What you are asked to do:
Give every line back verbatim, dropping all images.

Raw data:

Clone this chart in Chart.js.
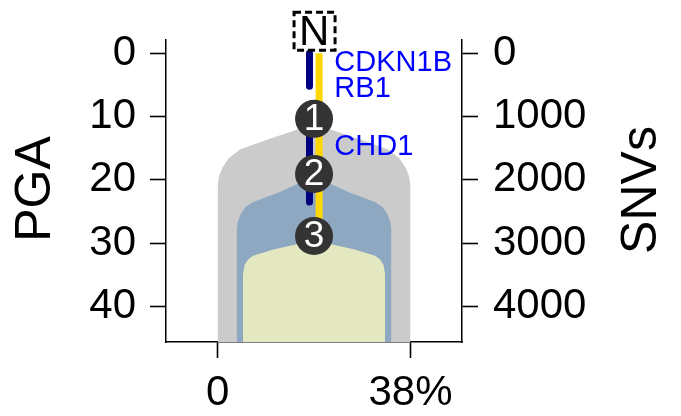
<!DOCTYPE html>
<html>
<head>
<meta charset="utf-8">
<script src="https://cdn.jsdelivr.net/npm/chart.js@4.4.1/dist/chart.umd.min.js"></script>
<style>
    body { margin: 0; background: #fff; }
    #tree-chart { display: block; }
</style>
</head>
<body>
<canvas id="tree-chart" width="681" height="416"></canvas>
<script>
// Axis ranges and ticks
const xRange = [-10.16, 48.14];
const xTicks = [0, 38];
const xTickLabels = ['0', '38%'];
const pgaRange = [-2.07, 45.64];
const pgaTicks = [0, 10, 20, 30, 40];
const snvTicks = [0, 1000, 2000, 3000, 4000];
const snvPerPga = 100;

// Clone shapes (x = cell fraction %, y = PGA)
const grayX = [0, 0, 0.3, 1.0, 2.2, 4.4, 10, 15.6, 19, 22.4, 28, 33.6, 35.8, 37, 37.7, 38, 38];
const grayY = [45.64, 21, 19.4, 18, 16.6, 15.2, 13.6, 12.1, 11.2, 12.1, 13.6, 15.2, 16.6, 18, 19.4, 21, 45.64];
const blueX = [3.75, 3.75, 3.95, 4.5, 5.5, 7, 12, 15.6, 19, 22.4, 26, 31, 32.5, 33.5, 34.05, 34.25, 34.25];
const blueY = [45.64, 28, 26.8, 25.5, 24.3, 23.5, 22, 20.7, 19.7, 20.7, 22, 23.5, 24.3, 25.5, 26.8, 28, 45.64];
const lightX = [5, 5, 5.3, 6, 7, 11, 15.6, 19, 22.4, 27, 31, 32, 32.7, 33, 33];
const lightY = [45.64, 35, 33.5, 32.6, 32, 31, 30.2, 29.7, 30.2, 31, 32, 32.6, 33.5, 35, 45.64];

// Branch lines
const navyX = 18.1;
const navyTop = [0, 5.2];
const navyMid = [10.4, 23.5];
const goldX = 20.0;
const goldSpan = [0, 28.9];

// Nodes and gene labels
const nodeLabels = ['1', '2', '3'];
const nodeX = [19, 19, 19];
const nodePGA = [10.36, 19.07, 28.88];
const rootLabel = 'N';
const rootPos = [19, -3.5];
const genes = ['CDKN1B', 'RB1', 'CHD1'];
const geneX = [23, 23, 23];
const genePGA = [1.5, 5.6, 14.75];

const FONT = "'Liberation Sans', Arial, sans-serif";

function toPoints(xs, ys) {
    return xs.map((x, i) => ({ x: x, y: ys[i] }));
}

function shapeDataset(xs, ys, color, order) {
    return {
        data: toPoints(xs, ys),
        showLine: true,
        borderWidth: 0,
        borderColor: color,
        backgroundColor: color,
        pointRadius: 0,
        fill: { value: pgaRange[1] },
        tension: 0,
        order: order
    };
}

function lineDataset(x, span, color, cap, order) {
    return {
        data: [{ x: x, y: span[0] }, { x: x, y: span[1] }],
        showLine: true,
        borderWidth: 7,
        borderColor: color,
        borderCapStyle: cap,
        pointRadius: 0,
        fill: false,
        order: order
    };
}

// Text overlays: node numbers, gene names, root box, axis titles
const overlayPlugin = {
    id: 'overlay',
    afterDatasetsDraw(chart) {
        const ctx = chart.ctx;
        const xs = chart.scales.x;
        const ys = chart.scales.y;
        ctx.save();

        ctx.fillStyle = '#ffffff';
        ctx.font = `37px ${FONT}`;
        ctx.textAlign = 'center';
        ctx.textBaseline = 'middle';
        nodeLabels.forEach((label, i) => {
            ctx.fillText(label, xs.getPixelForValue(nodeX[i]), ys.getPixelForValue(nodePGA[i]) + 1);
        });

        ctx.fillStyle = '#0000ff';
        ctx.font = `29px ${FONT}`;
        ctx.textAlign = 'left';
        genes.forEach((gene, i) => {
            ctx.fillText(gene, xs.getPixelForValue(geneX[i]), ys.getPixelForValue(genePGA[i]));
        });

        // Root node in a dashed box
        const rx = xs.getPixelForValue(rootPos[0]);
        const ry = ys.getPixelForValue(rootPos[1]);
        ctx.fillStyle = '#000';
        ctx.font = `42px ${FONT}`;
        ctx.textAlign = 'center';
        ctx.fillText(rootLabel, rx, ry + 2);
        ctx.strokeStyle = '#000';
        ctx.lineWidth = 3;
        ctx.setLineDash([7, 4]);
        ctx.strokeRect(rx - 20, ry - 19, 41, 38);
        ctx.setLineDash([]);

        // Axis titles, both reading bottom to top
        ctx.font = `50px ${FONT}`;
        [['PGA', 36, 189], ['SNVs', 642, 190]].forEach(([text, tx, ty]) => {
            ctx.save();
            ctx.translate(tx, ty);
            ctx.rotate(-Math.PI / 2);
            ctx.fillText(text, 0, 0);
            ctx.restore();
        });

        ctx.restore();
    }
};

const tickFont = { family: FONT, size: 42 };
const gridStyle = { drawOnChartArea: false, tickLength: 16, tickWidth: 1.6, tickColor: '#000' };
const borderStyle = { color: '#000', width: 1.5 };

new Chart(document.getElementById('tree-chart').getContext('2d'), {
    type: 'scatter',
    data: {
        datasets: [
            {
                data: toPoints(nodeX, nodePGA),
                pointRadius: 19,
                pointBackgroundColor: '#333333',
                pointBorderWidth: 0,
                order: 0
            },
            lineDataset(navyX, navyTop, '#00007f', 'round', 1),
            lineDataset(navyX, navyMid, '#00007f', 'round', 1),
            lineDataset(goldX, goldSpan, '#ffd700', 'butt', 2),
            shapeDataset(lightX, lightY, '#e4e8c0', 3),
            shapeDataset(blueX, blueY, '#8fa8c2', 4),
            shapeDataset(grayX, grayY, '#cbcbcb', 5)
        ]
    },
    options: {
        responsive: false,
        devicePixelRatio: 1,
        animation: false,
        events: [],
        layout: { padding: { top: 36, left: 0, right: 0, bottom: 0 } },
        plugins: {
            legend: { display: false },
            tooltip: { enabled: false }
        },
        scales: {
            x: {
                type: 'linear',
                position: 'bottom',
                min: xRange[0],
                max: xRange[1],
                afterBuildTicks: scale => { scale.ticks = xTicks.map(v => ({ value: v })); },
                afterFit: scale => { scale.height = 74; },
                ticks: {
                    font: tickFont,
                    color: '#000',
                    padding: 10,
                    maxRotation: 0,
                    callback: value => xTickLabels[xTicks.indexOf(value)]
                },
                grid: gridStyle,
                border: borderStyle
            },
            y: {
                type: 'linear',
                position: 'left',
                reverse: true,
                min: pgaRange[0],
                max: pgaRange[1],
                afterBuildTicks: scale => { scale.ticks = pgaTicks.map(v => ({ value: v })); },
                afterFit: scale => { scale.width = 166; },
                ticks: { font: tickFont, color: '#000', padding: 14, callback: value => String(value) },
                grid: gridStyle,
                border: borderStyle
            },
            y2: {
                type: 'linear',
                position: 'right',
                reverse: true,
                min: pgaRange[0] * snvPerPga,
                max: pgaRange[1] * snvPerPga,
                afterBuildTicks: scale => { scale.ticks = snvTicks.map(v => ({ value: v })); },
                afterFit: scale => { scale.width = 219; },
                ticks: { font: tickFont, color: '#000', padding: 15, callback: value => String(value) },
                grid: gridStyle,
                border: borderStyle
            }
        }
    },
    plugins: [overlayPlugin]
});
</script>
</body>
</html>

Exercise answer:
Clone this chart in Chart.js.
<!DOCTYPE html>
<html>
<head>
<meta charset="utf-8">
<script src="https://cdn.jsdelivr.net/npm/chart.js@4.4.1/dist/chart.umd.min.js"></script>
<style>
    body { margin: 0; background: #fff; }
    #tree-chart { display: block; }
</style>
</head>
<body>
<canvas id="tree-chart" width="681" height="416"></canvas>
<script>
// Axis ranges and ticks
const xRange = [-10.16, 48.14];
const xTicks = [0, 38];
const xTickLabels = ['0', '38%'];
const pgaRange = [-2.07, 45.64];
const pgaTicks = [0, 10, 20, 30, 40];
const snvTicks = [0, 1000, 2000, 3000, 4000];
const snvPerPga = 100;

// Clone shapes (x = cell fraction %, y = PGA)
const grayX = [0, 0, 0.3, 1.0, 2.2, 4.4, 10, 15.6, 19, 22.4, 28, 33.6, 35.8, 37, 37.7, 38, 38];
const grayY = [45.64, 21, 19.4, 18, 16.6, 15.2, 13.6, 12.1, 11.2, 12.1, 13.6, 15.2, 16.6, 18, 19.4, 21, 45.64];
const blueX = [3.75, 3.75, 3.95, 4.5, 5.5, 7, 12, 15.6, 19, 22.4, 26, 31, 32.5, 33.5, 34.05, 34.25, 34.25];
const blueY = [45.64, 28, 26.8, 25.5, 24.3, 23.5, 22, 20.7, 19.7, 20.7, 22, 23.5, 24.3, 25.5, 26.8, 28, 45.64];
const lightX = [5, 5, 5.3, 6, 7, 11, 15.6, 19, 22.4, 27, 31, 32, 32.7, 33, 33];
const lightY = [45.64, 35, 33.5, 32.6, 32, 31, 30.2, 29.7, 30.2, 31, 32, 32.6, 33.5, 35, 45.64];

// Branch lines
const navyX = 18.1;
const navyTop = [0, 5.2];
const navyMid = [10.4, 23.5];
const goldX = 20.0;
const goldSpan = [0, 28.9];

// Nodes and gene labels
const nodeLabels = ['1', '2', '3'];
const nodeX = [19, 19, 19];
const nodePGA = [10.36, 19.07, 28.88];
const rootLabel = 'N';
const rootPos = [19, -3.5];
const genes = ['CDKN1B', 'RB1', 'CHD1'];
const geneX = [23, 23, 23];
const genePGA = [1.5, 5.6, 14.75];

const FONT = "'Liberation Sans', Arial, sans-serif";

function toPoints(xs, ys) {
    return xs.map((x, i) => ({ x: x, y: ys[i] }));
}

function shapeDataset(xs, ys, color, order) {
    return {
        data: toPoints(xs, ys),
        showLine: true,
        borderWidth: 0,
        borderColor: color,
        backgroundColor: color,
        pointRadius: 0,
        fill: { value: pgaRange[1] },
        tension: 0,
        order: order
    };
}

function lineDataset(x, span, color, cap, order) {
    return {
        data: [{ x: x, y: span[0] }, { x: x, y: span[1] }],
        showLine: true,
        borderWidth: 7,
        borderColor: color,
        borderCapStyle: cap,
        pointRadius: 0,
        fill: false,
        order: order
    };
}

// Text overlays: node numbers, gene names, root box, axis titles
const overlayPlugin = {
    id: 'overlay',
    afterDatasetsDraw(chart) {
        const ctx = chart.ctx;
        const xs = chart.scales.x;
        const ys = chart.scales.y;
        ctx.save();

        ctx.fillStyle = '#ffffff';
        ctx.font = `37px ${FONT}`;
        ctx.textAlign = 'center';
        ctx.textBaseline = 'middle';
        nodeLabels.forEach((label, i) => {
            ctx.fillText(label, xs.getPixelForValue(nodeX[i]), ys.getPixelForValue(nodePGA[i]) + 1);
        });

        ctx.fillStyle = '#0000ff';
        ctx.font = `29px ${FONT}`;
        ctx.textAlign = 'left';
        genes.forEach((gene, i) => {
            ctx.fillText(gene, xs.getPixelForValue(geneX[i]), ys.getPixelForValue(genePGA[i]));
        });

        // Root node in a dashed box
        const rx = xs.getPixelForValue(rootPos[0]);
        const ry = ys.getPixelForValue(rootPos[1]);
        ctx.fillStyle = '#000';
        ctx.font = `42px ${FONT}`;
        ctx.textAlign = 'center';
        ctx.fillText(rootLabel, rx, ry + 2);
        ctx.strokeStyle = '#000';
        ctx.lineWidth = 3;
        ctx.setLineDash([7, 4]);
        ctx.strokeRect(rx - 20, ry - 19, 41, 38);
        ctx.setLineDash([]);

        // Axis titles, both reading bottom to top
        ctx.font = `50px ${FONT}`;
        [['PGA', 36, 189], ['SNVs', 642, 190]].forEach(([text, tx, ty]) => {
            ctx.save();
            ctx.translate(tx, ty);
            ctx.rotate(-Math.PI / 2);
            ctx.fillText(text, 0, 0);
            ctx.restore();
        });

        ctx.restore();
    }
};

const tickFont = { family: FONT, size: 42 };
const gridStyle = { drawOnChartArea: false, tickLength: 16, tickWidth: 1.6, tickColor: '#000' };
const borderStyle = { color: '#000', width: 1.5 };

new Chart(document.getElementById('tree-chart').getContext('2d'), {
    type: 'scatter',
    data: {
        datasets: [
            {
                data: toPoints(nodeX, nodePGA),
                pointRadius: 19,
                pointBackgroundColor: '#333333',
                pointBorderWidth: 0,
                order: 0
            },
            lineDataset(navyX, navyTop, '#00007f', 'round', 1),
            lineDataset(navyX, navyMid, '#00007f', 'round', 1),
            lineDataset(goldX, goldSpan, '#ffd700', 'butt', 2),
            shapeDataset(lightX, lightY, '#e4e8c0', 3),
            shapeDataset(blueX, blueY, '#8fa8c2', 4),
            shapeDataset(grayX, grayY, '#cbcbcb', 5)
        ]
    },
    options: {
        responsive: false,
        devicePixelRatio: 1,
        animation: false,
        events: [],
        layout: { padding: { top: 36, left: 0, right: 0, bottom: 0 } },
        plugins: {
            legend: { display: false },
            tooltip: { enabled: false }
        },
        scales: {
            x: {
                type: 'linear',
                position: 'bottom',
                min: xRange[0],
                max: xRange[1],
                afterBuildTicks: scale => { scale.ticks = xTicks.map(v => ({ value: v })); },
                afterFit: scale => { scale.height = 74; },
                ticks: {
                    font: tickFont,
                    color: '#000',
                    padding: 10,
                    maxRotation: 0,
                    callback: value => xTickLabels[xTicks.indexOf(value)]
                },
                grid: gridStyle,
                border: borderStyle
            },
            y: {
                type: 'linear',
                position: 'left',
                reverse: true,
                min: pgaRange[0],
                max: pgaRange[1],
                afterBuildTicks: scale => { scale.ticks = pgaTicks.map(v => ({ value: v })); },
                afterFit: scale => { scale.width = 166; },
                ticks: { font: tickFont, color: '#000', padding: 14, callback: value => String(value) },
                grid: gridStyle,
                border: borderStyle
            },
            y2: {
                type: 'linear',
                position: 'right',
                reverse: true,
                min: pgaRange[0] * snvPerPga,
                max: pgaRange[1] * snvPerPga,
                afterBuildTicks: scale => { scale.ticks = snvTicks.map(v => ({ value: v })); },
                afterFit: scale => { scale.width = 219; },
                ticks: { font: tickFont, color: '#000', padding: 15, callback: value => String(value) },
                grid: gridStyle,
                border: borderStyle
            }
        }
    },
    plugins: [overlayPlugin]
});
</script>
</body>
</html>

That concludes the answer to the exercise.